A família do ex-servidor da Fundação Nacional do Índio Carlos Alberto Farias, assassinado em 1993 por um índio, terá direito a receber R$ 207.500,00 a título de danos morais. Também receberá, a título de danos materiais, pensão por morte a ser paga a dois filhos da vítima. A sentença, de 21 laudas (veja aqui a íntegra), foi proferida pela juíza federal Hind Ghassan Kayath, da 2ª Vara da Seção Judiciária do Pará. A Funai ainda poderá recorrer ao Tribunal Regional Federal da 1ª Região, em Brasília (DF).
Ao valor da indenização a ser paga pela Funai por danos morais deverá ser acrescida, segundo a decisão judicial, atualização monetária a partir da sentença. Também incidirão sobre os R$ 207,5 mil, a partir do homicídio, juros de mora fixados pela juíza no percentual de 0,5% ao mês, até a vigência do Código Civil de 2002, quando então passarão ao percentual de 1% ao mês.
A pensão por morte, a título de danos materiais, deverá ser paga aos autores da ação, Carlos Alberto Farias Júnior e Catiana de Figueiredo Farias, filhos da vítima, até a data em que completarem 25 anos de idade, no valor equivalente a 2/3 de dez salários mínimos. As parcelas vencidas também ficarão sujeitas à correção monetária. Os juros de mora incidentes foram fixados da mesma forma que na indenização por danos morais.
Carlos Alberto, segundo a ação proposta por seu dois filhos, foi morto a tiros em 8 de outubro de 1993 pelo índio Manassés Tabu Caiapó, em local próximo à aldeia indígena Januária, na BR-316, município de Bom Jardim, no Maranhão. O crime ocorreu durante manifestação em que os índios da tribo Guajajara bloquearam a rodovia e passaram a cobrar uma espécie de “pedágio” de quem quisesse ultrapassar o bloqueio.
Os autores da ação alegaram que a responsabilidade deveria recair sobre a Funai, na condição de tutora dos índios que habitam as aldeias situadas nas reservas sob sua administração. A Fundação chegou a alegar que os autores não apresentaram prova de que o autor do homicídio foi realmente um índio tutelado. E sustentou a inexistência de nexo de causalidade entre o crime e os danos narrados pelos filhos da vítima.

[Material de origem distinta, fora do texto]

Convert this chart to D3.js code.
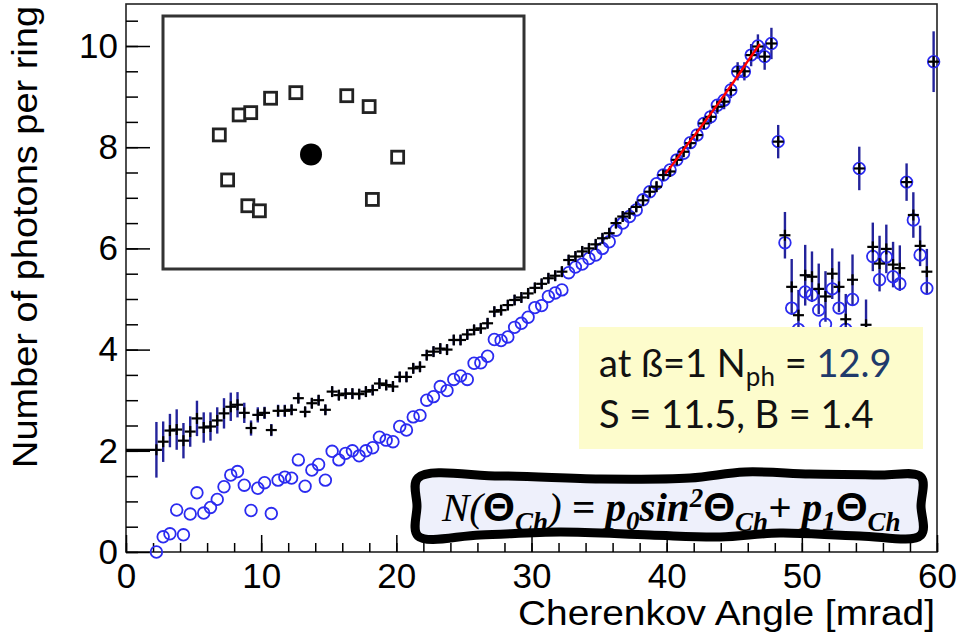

Na sentença, a juíza ressalta que, muito embora declarações prestadas na Polícia Federal e em juízo por servidores da Funai não ofereçam certeza sobre a origem indígena do homicida, os autores o consideraram um integrante da tribo a partir de evidências, como o fato de Manassés Caiapó viver em aldeia indígena e conviver maritalmente com índia.
“Omissões sucessivas” - Hind Kayath observou que, mesmo que o autor do crime não fosse índio, deve-se atribuir à Funai a “responsabilidade subjetiva” pelas ocorrências, ou seja, “pelas omissões sucessivas e injustificáveis de seus agentes que concorreram para o assassinato do pai dos autores.” Lembro a juíza que todas as vezes em que o Estado tiver o dever jurídico de agir para evitar o dano, mas não o fizer, “caracteriza-se sua responsabilidade subjetiva decorrente da falta do serviço, a qual poderá ocorrer por negligência, imprudência ou imperícia, ensejando o incontestável dever de indenizar independentemente da natureza da culpa.”
Nesse sentido, destaca a juíza, as circunstâncias da morte do servidor são indiscutíveis e demonstram que a Funai omitiu-se em suas responsabilidades na área do crime. O homicídio, lembrou a magistrada, ocorreu dentro da Reserva Indígena Pindaré, a poucos metros do Posto da Funai, durante “prática ilegal de pedágio pelos índios, prática essa já de conhecimento anterior por parte daquela Fundação, e que foi fruto da iniciativa dos próprios indígenas da região.”
Segundo a sentença, a circunstância do autor do disparo não ser comprovadamente índio em nada favorece a Funai quanto à sua responsabilidade. A juíza mostra que, por ter-se omitido e negligenciado quanto a seu dever de fiscalizar a presença de estranhos à comunidade indígena, a Fundação acabou “permitindo que indivíduos do calibre de Manassés Caiapó ali adentrassem e se fixassem, e assistiu de forma passiva a interdição de rodovia federal e a ação violenta dos índios sob sua tutela, ações que redundaram em uma série de ilícitos, como agressões, extorsões, lesões corporais e, por fim, assassinato.”